What to do: Extract the lines from the start through the line that holds "(0,0) rectangle (3845,1044);", both included, omitting all images.

++++ Provided data

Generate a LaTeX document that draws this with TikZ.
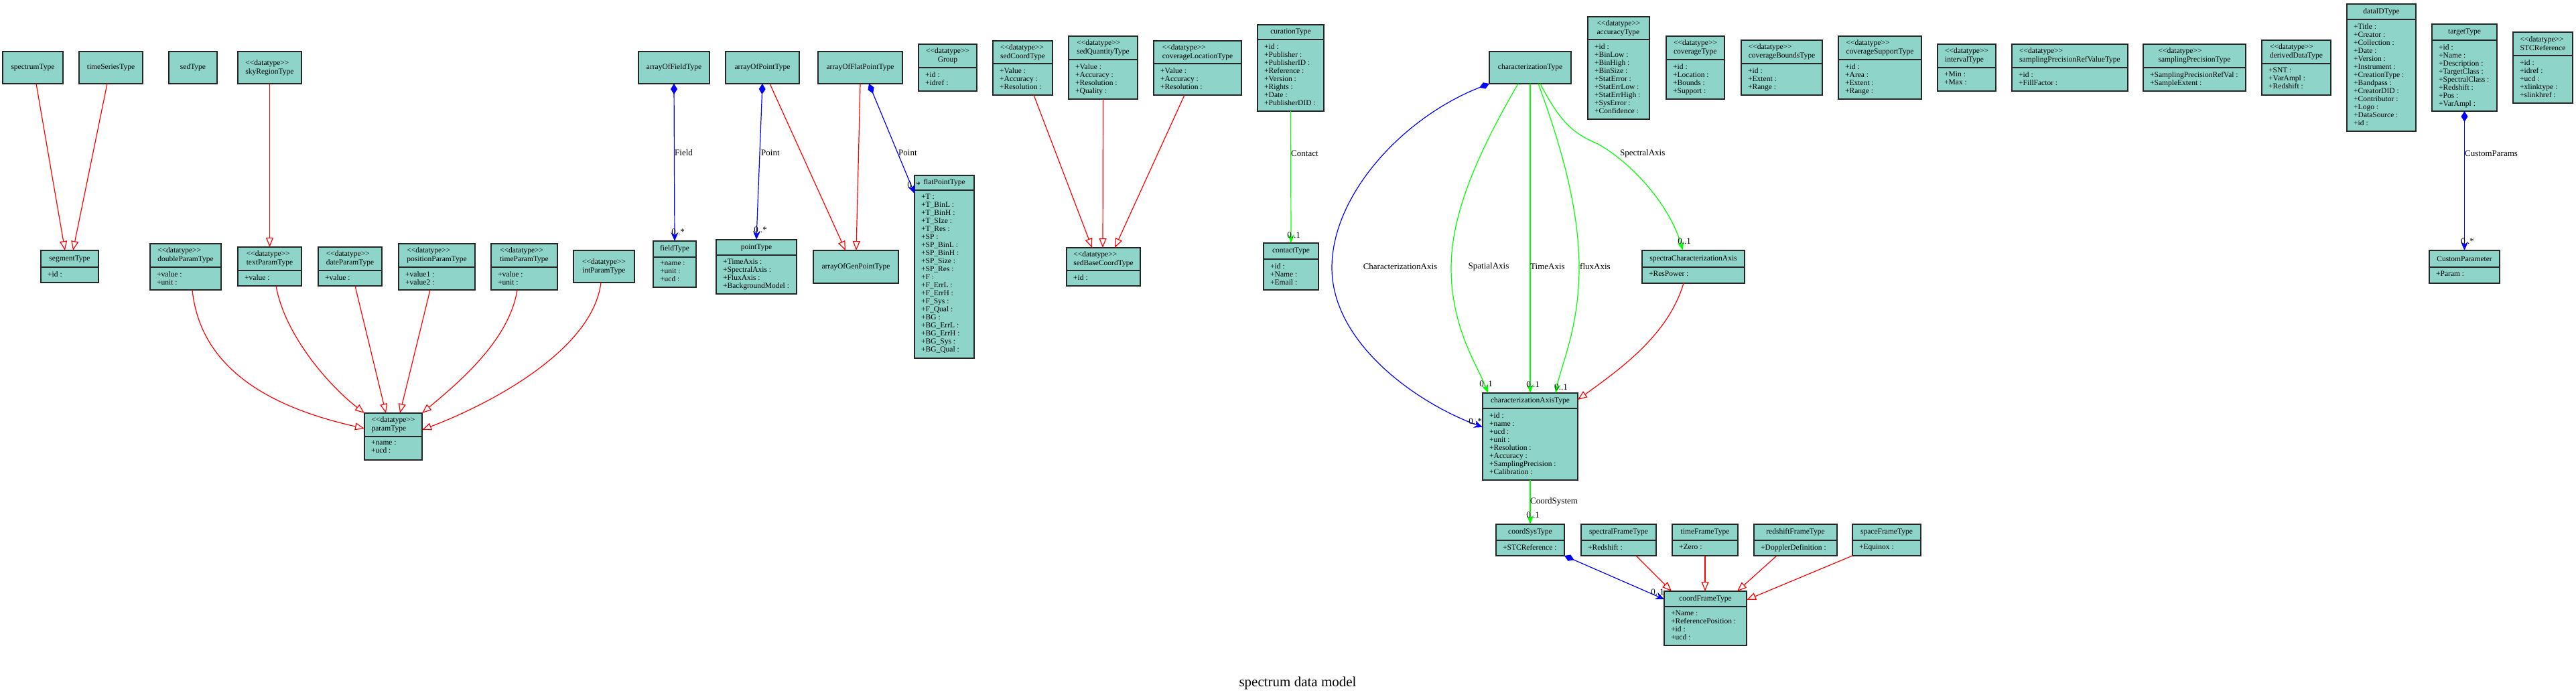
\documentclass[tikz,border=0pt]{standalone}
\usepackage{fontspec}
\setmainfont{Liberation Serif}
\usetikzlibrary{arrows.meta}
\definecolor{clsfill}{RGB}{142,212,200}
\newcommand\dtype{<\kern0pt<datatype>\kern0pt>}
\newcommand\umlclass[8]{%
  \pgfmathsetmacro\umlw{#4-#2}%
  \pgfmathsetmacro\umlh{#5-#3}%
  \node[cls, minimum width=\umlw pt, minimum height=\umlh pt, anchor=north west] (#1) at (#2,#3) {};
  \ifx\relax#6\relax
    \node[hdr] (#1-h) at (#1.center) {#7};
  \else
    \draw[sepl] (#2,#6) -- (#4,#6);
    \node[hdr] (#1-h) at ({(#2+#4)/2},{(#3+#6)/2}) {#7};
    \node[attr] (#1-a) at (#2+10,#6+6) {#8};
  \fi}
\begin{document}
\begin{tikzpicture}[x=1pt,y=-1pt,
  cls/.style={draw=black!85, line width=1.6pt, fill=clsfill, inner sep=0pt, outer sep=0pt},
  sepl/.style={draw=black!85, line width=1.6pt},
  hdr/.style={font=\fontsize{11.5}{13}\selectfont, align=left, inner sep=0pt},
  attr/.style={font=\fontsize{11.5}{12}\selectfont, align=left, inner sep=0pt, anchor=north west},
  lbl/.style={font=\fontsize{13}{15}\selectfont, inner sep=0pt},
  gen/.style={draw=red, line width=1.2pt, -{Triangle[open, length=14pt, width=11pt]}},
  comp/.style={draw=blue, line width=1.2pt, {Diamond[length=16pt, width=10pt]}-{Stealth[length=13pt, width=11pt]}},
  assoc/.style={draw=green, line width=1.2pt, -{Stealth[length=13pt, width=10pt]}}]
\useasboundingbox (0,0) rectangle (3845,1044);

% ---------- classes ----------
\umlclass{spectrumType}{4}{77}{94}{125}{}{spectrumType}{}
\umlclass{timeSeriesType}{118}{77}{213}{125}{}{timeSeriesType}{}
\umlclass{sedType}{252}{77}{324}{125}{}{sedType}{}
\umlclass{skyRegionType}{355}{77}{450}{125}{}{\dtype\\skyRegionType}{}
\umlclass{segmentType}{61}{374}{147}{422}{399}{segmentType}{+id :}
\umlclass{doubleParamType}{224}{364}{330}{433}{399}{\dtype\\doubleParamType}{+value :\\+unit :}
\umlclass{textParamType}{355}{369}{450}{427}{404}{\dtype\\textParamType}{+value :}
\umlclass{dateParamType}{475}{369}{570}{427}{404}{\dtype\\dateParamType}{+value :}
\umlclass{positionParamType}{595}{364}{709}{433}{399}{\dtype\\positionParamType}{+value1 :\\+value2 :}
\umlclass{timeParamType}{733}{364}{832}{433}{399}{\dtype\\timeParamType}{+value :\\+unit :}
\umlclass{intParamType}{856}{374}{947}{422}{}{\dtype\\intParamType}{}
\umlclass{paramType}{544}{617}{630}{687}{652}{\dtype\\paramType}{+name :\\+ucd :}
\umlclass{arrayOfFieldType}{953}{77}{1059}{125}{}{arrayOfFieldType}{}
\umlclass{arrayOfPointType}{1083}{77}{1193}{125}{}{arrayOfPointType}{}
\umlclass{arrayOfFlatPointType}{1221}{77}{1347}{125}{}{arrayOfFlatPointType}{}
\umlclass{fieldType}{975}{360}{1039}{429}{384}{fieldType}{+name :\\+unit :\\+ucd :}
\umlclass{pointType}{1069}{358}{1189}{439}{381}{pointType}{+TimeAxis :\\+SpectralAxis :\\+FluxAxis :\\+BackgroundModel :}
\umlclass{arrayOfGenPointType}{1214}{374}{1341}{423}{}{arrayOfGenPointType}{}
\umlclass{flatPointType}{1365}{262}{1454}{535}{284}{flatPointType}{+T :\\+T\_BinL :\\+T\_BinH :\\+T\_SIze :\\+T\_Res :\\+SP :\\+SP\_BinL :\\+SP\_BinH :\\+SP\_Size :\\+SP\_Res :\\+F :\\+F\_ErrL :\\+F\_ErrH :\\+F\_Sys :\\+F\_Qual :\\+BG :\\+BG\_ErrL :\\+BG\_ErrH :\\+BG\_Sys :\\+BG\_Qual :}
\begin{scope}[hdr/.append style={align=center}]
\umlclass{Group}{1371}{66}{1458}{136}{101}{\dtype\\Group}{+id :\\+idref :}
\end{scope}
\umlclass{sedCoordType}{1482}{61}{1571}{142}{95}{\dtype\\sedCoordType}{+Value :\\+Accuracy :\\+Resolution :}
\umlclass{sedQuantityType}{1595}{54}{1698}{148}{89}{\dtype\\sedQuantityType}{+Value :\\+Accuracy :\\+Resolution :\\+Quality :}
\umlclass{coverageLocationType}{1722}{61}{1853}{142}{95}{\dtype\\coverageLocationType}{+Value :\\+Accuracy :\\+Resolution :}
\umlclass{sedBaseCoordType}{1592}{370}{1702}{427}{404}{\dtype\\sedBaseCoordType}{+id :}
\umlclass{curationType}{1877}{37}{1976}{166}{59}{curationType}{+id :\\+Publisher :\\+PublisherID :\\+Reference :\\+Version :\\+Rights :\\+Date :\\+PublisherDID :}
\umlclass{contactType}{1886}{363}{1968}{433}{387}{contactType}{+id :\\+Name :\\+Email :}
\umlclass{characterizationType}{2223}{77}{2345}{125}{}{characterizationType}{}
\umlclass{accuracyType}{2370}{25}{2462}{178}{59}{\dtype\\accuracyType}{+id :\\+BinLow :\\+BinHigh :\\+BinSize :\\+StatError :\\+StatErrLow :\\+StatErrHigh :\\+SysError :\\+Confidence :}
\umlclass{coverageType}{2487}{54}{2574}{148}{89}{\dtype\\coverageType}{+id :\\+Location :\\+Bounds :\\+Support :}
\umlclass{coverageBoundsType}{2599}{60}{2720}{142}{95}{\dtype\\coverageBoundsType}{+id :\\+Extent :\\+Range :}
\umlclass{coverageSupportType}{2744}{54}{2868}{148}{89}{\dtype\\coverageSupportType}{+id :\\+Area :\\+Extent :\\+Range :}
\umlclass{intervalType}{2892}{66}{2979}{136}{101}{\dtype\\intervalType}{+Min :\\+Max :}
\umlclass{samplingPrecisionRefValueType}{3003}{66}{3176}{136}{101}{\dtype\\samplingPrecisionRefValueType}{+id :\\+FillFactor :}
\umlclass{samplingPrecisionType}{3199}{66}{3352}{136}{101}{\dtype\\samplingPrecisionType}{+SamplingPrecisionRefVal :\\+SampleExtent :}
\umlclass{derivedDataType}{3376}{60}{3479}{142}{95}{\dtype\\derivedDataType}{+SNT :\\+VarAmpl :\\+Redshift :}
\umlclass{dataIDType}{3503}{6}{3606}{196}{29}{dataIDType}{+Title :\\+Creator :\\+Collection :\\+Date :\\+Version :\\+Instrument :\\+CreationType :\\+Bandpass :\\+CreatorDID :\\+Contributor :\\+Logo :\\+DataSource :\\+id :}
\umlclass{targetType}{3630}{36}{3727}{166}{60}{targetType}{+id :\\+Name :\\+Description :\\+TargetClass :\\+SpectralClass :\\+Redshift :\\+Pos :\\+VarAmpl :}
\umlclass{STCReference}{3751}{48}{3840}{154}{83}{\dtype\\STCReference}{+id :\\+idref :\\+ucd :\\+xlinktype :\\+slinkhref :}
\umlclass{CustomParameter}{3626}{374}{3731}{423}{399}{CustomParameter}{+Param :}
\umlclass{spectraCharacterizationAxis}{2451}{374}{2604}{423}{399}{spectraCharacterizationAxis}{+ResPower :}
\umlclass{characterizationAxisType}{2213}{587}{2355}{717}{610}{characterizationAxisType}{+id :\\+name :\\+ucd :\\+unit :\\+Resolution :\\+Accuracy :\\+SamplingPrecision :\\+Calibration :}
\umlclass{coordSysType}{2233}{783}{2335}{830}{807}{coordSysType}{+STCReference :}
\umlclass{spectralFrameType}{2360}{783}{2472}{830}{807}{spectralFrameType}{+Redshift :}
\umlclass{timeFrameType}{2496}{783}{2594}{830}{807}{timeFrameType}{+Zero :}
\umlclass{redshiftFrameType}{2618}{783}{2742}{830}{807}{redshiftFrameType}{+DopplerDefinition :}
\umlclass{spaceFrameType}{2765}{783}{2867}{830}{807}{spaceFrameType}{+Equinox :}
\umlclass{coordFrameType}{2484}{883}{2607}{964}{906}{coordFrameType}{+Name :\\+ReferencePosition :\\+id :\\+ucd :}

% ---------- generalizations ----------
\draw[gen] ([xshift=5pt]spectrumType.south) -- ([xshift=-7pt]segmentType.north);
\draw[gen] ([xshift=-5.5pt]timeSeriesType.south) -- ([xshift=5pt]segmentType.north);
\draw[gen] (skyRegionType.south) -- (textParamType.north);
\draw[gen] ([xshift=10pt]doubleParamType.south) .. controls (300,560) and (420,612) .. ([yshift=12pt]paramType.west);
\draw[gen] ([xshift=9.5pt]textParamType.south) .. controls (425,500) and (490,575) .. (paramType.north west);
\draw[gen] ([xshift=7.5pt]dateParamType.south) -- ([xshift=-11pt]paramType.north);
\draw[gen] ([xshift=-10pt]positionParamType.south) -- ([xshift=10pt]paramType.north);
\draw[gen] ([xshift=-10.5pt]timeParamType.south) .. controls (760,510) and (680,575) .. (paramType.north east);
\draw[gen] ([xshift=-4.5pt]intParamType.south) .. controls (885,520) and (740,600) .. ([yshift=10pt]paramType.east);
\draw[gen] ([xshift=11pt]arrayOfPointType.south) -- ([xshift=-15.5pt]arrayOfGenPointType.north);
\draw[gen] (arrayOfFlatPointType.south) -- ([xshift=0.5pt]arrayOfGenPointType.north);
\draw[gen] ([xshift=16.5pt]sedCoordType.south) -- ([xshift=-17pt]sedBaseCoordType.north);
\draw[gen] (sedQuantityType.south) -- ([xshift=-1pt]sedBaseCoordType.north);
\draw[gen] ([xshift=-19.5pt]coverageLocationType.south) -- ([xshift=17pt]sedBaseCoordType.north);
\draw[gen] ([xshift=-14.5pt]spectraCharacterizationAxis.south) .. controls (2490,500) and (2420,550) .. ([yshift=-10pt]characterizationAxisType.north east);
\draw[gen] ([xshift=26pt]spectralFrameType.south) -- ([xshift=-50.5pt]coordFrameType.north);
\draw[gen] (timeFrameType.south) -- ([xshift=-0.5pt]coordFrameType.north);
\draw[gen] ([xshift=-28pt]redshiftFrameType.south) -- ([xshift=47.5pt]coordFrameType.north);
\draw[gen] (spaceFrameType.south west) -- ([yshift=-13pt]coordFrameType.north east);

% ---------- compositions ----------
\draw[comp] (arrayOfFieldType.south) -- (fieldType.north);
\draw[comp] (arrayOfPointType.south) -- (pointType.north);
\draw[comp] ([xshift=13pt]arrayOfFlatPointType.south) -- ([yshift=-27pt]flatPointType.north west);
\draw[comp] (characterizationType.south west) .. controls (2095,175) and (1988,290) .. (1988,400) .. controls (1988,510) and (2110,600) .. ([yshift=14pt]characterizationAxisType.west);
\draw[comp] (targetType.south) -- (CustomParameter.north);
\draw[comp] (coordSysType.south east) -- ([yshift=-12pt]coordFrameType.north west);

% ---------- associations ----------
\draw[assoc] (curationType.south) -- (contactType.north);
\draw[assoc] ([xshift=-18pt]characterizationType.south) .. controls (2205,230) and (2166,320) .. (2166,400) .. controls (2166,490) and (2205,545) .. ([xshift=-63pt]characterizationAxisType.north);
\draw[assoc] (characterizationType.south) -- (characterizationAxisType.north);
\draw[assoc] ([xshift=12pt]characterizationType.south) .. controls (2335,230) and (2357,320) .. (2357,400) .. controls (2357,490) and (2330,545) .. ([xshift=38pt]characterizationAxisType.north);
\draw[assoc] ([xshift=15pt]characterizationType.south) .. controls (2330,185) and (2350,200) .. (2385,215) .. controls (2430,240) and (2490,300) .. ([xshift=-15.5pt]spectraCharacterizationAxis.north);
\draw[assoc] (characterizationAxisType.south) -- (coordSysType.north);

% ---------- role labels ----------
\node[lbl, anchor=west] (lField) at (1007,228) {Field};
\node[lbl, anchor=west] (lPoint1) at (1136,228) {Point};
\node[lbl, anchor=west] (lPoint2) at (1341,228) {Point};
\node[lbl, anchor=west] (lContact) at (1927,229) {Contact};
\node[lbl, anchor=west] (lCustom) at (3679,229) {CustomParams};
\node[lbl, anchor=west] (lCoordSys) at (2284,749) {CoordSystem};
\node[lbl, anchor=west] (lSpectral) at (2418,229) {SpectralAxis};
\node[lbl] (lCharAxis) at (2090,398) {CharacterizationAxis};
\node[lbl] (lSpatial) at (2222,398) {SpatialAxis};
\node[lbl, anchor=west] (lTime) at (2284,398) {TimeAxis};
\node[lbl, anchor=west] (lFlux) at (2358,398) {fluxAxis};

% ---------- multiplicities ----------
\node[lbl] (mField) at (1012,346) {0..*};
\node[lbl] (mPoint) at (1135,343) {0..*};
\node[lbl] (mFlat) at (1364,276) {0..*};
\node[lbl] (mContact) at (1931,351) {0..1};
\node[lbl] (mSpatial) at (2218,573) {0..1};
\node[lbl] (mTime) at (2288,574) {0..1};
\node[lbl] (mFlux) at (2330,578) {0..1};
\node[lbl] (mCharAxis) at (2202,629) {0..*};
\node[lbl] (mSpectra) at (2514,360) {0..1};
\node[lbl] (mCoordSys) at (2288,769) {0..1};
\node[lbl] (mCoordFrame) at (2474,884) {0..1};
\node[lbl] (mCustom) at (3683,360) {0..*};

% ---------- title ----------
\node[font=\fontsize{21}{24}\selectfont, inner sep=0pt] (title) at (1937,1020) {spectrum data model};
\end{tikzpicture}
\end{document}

++++++++

Solved exercise:
Generate a LaTeX document that draws this with TikZ.
\documentclass[tikz,border=0pt]{standalone}
\usepackage{fontspec}
\setmainfont{Liberation Serif}
\usetikzlibrary{arrows.meta}
\definecolor{clsfill}{RGB}{142,212,200}
\newcommand\dtype{<\kern0pt<datatype>\kern0pt>}
\newcommand\umlclass[8]{%
  \pgfmathsetmacro\umlw{#4-#2}%
  \pgfmathsetmacro\umlh{#5-#3}%
  \node[cls, minimum width=\umlw pt, minimum height=\umlh pt, anchor=north west] (#1) at (#2,#3) {};
  \ifx\relax#6\relax
    \node[hdr] (#1-h) at (#1.center) {#7};
  \else
    \draw[sepl] (#2,#6) -- (#4,#6);
    \node[hdr] (#1-h) at ({(#2+#4)/2},{(#3+#6)/2}) {#7};
    \node[attr] (#1-a) at (#2+10,#6+6) {#8};
  \fi}
\begin{document}
\begin{tikzpicture}[x=1pt,y=-1pt,
  cls/.style={draw=black!85, line width=1.6pt, fill=clsfill, inner sep=0pt, outer sep=0pt},
  sepl/.style={draw=black!85, line width=1.6pt},
  hdr/.style={font=\fontsize{11.5}{13}\selectfont, align=left, inner sep=0pt},
  attr/.style={font=\fontsize{11.5}{12}\selectfont, align=left, inner sep=0pt, anchor=north west},
  lbl/.style={font=\fontsize{13}{15}\selectfont, inner sep=0pt},
  gen/.style={draw=red, line width=1.2pt, -{Triangle[open, length=14pt, width=11pt]}},
  comp/.style={draw=blue, line width=1.2pt, {Diamond[length=16pt, width=10pt]}-{Stealth[length=13pt, width=11pt]}},
  assoc/.style={draw=green, line width=1.2pt, -{Stealth[length=13pt, width=10pt]}}]
\useasboundingbox (0,0) rectangle (3845,1044);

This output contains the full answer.